One of Ghana’s most pressing economic challenges is its high public debt, which currently stands at over 80% of GDP. This burden limits the government’s ability to invest in critical sectors such as infrastructure, education, and healthcare. Additionally, a significant portion of the national budget is allocated to servicing this debt, reducing resources available for essential public services.

Currency depreciation has also been a persistent issue, with the cedi experiencing substantial devaluation against major international currencies, particularly the US dollar. This depreciation increases the cost of imported goods, raising living expenses for citizens and making Ghanaian exports less competitive in the global market.

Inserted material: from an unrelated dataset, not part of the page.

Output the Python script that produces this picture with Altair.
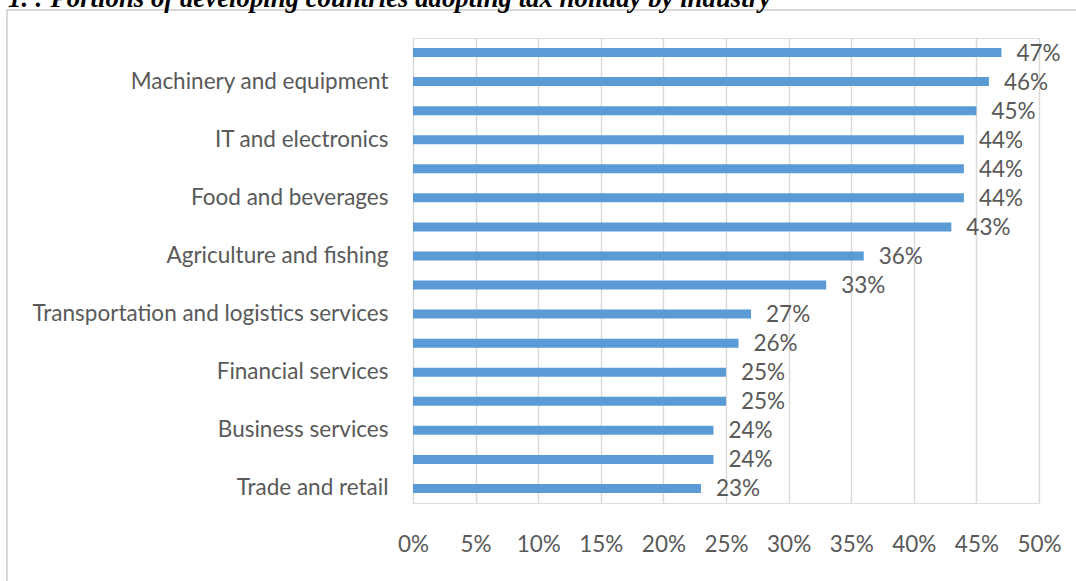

Rising inflation, which has surpassed 40% in recent months, further exacerbates economic difficulties. The erosion of purchasing power makes it harder for citizens to afford basic goods and services, contributing to an overall increase in the cost of living.

Ghana’s economy remains heavily reliant on commodities such as gold and cocoa, making it vulnerable to fluctuations in global market prices. This dependence on a few key sectors leads to economic instability during downturns, highlighting the need for economic diversification.

To address these challenges, Ghana has sought financial assistance from the International Monetary Fund (IMF). The IMF provides loans to countries facing fiscal difficulties, contingent on the implementation of economic reforms. The loan program for Ghana focuses on reducing the budget deficit by curbing government spending and increasing revenue, restructuring public debt to achieve a more sustainable profile, strengthening the financial sector, improving the business environment, and promoting economic diversification.

While the IMF loan is expected to provide some relief, it is not a comprehensive solution. Restoring macroeconomic stability and fostering long-term growth require effective implementation of recommended reforms and a sustained commitment to sound economic policies.

The discovery of oil in Ghana in 2007 and the commencement of commercial production in 2010 have significantly bolstered the economy, contributing around 40% of government revenue. However, global oil price volatility presents challenges in budgeting and revenue allocation. Additionally, concerns over corruption and environmental damage highlight the need for transparency and sustainable management of the oil sector.

Oil has the potential to address Ghana’s economic challenges through revenue generation, reducing the budget deficit, and funding infrastructure and social programs. Strategic reinvestment of oil proceeds can also facilitate economic diversification, reducing reliance on commodities and enhancing resilience to external shocks. Ensuring transparent and efficient utilization of oil revenue is key to fostering sustainable development and long-term economic stability.

Ghana is actively pursuing solutions to its economic challenges through IMF loans and leveraging its oil resources. However, success hinges on careful management, commitment to reforms, and prioritizing the long-term welfare of its citizens. By implementing prudent policies and maintaining a focus on sustainable development, Ghana can navigate its economic challenges and build a more prosperous future.